El diagrama podrá ultrasimplificarse; pero, ciertamente, no exagera el drama. Para trazar el gráfico en su verdadera escala, debiéramos emplear papel de un centenar de metros de longitud, y aun así la porción importante no ocuparía más que un par de centímetros. Al principio, nos vemos obligados a emplear unidades de tiempo de cien mil años, luego de mil años, en tanto que, a medida que nos aproximamos al presente, la elevación vertical de la curva del poder físico es mayor en un solo año que en diez mil años pasados.

De manera que, en un futuro previsible, el hombre estará en condiciones de aniquilarse o de volar a las estrellas. Es dudoso que una argumentación razonada desempeñe algún papel importante en cuanto concierne a la adopción de la decisión última; pero, si puede hacerlo, una visión más clara de la evolución de las ideas que condujeron a la actual situación puede resultar de algún valor. Lo confuso de las inspiraciones, los desengaños, las concepciones visionarias y la ceguera dogmática, las obsesiones de milenios y el pensamiento doble disciplinado, cosas que en este libro hemos procurado rastrear, pueden servir como admonición contra la hybris de la ciencia o, mejor dicho, de la concepción filosófica basada en ella. Los cuadrantes y esferas de los tableros de nuestros laboratorios se están convirtiendo en otra versión de las sombras de la caverna. Nuestra sujeción hipnótica a los aspectos numéricos de la realidad ha embotado nuestra percepción de valores morales no cuantitativos. La resultante ética de que el fin justifica los medios puede ser un factor importante de nuestra propia anulación.
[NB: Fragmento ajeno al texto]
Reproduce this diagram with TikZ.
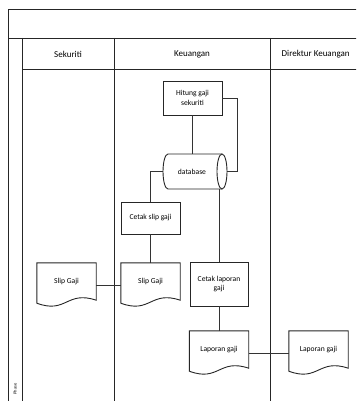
\documentclass[tikz,border=0pt]{standalone}
\usepackage{fontspec}
\setmainfont{Carlito}
\newcommand{\docpath}[1]{%
  \draw[ln] (#1.north west) -- (#1.north east) -- (#1.south east)
    .. controls ([yshift=10pt]#1.south) and ([yshift=-14pt]#1.south) ..
    ([yshift=-3pt]#1.south west) -- cycle;}
\begin{document}
\begin{tikzpicture}[x=1pt,y=-1pt,
  ln/.style={line width=0.9pt, draw=black!85},
  box/.style={draw=black!85, line width=0.9pt, rectangle, inner sep=1pt, align=center, font=\fontsize{7.6}{9.5}\selectfont},
  doc/.style={rectangle, inner sep=1pt, align=center, minimum width=59, minimum height=37, font=\fontsize{7.6}{9.5}\selectfont},
  hdr/.style={font=\fontsize{9}{11}\selectfont, inner sep=0pt},
  conn/.style={line width=0.9pt, draw=black!80}]
\useasboundingbox (0,0) rectangle (356,401);
\clip (0,0) rectangle (356,401);
\fill[white] (0,0) rectangle (356,401);

% frame
\draw[ln] (360,9) -- (8,9) -- (8,405);
\draw[ln] (8,38) -- (360,38);
\draw[ln] (22,69) -- (360,69);
\draw[ln] (22,38) -- (22,405);
\draw[ln] (114,38) -- (114,405);
\draw[ln] (270,38) -- (270,405);

% headers
\node[hdr] (h1) at (68,54) {Sekuriti};
\node[hdr] (h2) at (192,54) {Keuangan};
\node[hdr, anchor=west] (h3) at (281.5,54) {Direktur Keuangan};
\node[rotate=90, font=\fontsize{4.5}{5}\selectfont, inner sep=0pt] (ph) at (15,389) {Phase};

% process boxes
\node[box, minimum width=59, minimum height=34] (hit) at (192.5,98) {Hitung gaji\\sekuriti};
\node[box, minimum width=59, minimum height=32] (csg) at (150.5,218) {Cetak slip gaji};
\node[box, minimum width=58, minimum height=44] (cl) at (219,284) {Cetak laporan\\gaji};

% database cylinder
\node[rectangle, minimum width=64, minimum height=35, inner sep=0pt, font=\fontsize{7.6}{9.5}\selectfont] (db) at (195,171.5) {\hspace*{-6pt}database};
\draw[ln] (222,154) -- (168,154) arc[start angle=90, end angle=270, x radius=5, y radius=-17.5] -- (222,189);
\draw[ln] (222,171.5) ellipse[x radius=5, y radius=17.5];

% documents
\node[doc] (sg1) at (66.5,281.5) {Slip Gaji};
\node[doc] (sg2) at (150.5,281.5) {Slip Gaji};
\node[doc] (lg1) at (219,349.5) {Laporan gaji};
\node[doc] (lg2) at (318.5,349.5) {Laporan gaji};
\docpath{sg1}
\docpath{sg2}
\docpath{lg1}
\docpath{lg2}

% connectors
\coordinate (rk) at (237,171.5);
\draw[conn] (hit.south) -- (hit.south |- db.north);
\draw[conn] (hit.east) -| (rk) -- (db.east);
\draw[conn] (db.west) -| (csg.north);
\draw[conn] (csg.south) -- (sg2.north);
\draw[conn] ([yshift=-3.5pt]sg1.east) -- ([yshift=-3.5pt]sg2.west);
\draw[conn] (cl.north |- db.south) -- (cl.north);
\draw[conn] (cl.south) -- (lg1.north);
\draw[conn] ([yshift=-3.5pt]lg1.east) -- ([yshift=-3.5pt]lg2.west);
\end{tikzpicture}
\end{document}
Inversamente, el ejemplo de la obsesión de Platón con las esferas perfectas; el de la obsesión de Aristóteles con la flecha impulsada por el aire circundante; la de los cuarenta y ocho epiciclos del canónigo Koppernigk y su cobardía moral, la manía de grandeza de Tico, los rayos solares barredores de Kepler, las supercherías de Galileo y el alma pituitaria de Descartes pueden ejercer alguna influencia moderadora en los adoradores del nuevo Baal, que reina con su cerebro electrónico sobre el vacío moral.